Treating diabetes starts with the development of a personalized strategy to lower your blood sugar levels and keep them stable. That’s because high blood sugar levels can lead to a number of complications over time, such as an increased risk for heart disease, stroke, blindness, numbness or pain in the feet and legs, known as diabetic peripheral neuropathy, and amputation, according to the American Diabetes Association (ADA).

“When you are newly diagnosed, the sooner you can get blood sugar under control, the fewer complications you will see down the line,” explains Dr. Lakshmi Goudar, an endocrinologist with Sentara Endocrinology Specialists in Norfolk, Virginia.

If you’ve just been diagnosed, your doctor is likely to recommend metformin—usually as a generic but also available under such brand names as Fortamet, Glucophage, Goumetza and Riomet—along with a healthy diet, regular exercise and weight loss, according to the latest care guidelines issued by the ADA. Your doctor will work with you to set blood sugar targets, or goals, that you should aim for.

First approved by the Food and Drug Administration in 1995 for treating diabetes, “metformin is still the first-line treatment,” Goudar says. That's because it's effective and safe for most people, and also is less costly than many other treatment options. The drug, an oral medication, works by increasing your body’s ability to use the insulin your pancreas naturally makes. Insulin helps your body use blood sugar so that it doesn’t run high. Metformin also reduces the amount of blood sugar your liver makes.

If your blood sugar levels were very high when you were first diagnosed with diabetes, you might also be prescribed insulin to stabilize your blood sugar and help your pancreas, which has been working hard to try to manage your blood sugar levels.

“The only way your pancreas can rest is to give insulin,” Goudar says.

Diabetes Treatment Plan

While you and your doctor work on your treatment plan, it’s also important to devise a plan for diabetes-friendly meals, regular exercise and weight loss. To control your diabetes, you should be moderately physically active at least 150 minutes a week, as well as doing two or three strength-training workouts weekly.

“Exercise increases insulin sensitivity,” says Goudar, which means that your body can use insulin more effectively, helping to make all your other treatment strategies more successful. Exercise also helps with weight loss. Losing at least 5 percent of your body weight can improve diabetes control. Consider working with a certified diabetes educator to plan a diet, exercise and weight-loss program that will help control your blood sugar levels.

To find out how your treatment plan is going, your doctor will periodically check your fasting blood sugar levels, and you'll also have an A1c test, which measures your average blood sugar level for the past three months, explains Goudar. You'll also need to learn how to check your blood sugar at home so you can control your levels throughout the day.

If your blood sugar levels are not responding, or you cannot take metformin for some reason, your doctor might recommend a new medication or combination of diabetes medications from seven different drug classes, as well as insulin.

“I want you to think of all the meds I can put you on as part of an arsenal to fight diabetes,” Goudar says.

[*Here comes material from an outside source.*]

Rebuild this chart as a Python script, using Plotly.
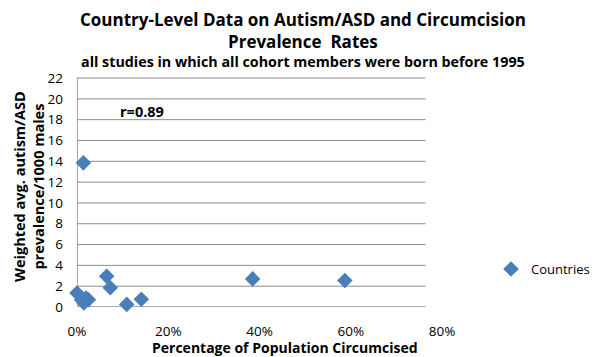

For your part, she says, it's important to remember that diabetes treatment is personalized. Share any and all concerns with your doctor, whether you’re worried about cost, the time it takes to manage diabetes, what you can eat or side effects of treatment.

With all the available options, changes to your treatment plan are almost inevitable—but they don't mean you haven't managed your diabetes. Rather, tweaking your treatment plan is how you and your doctor can work together to find the right treatments for you.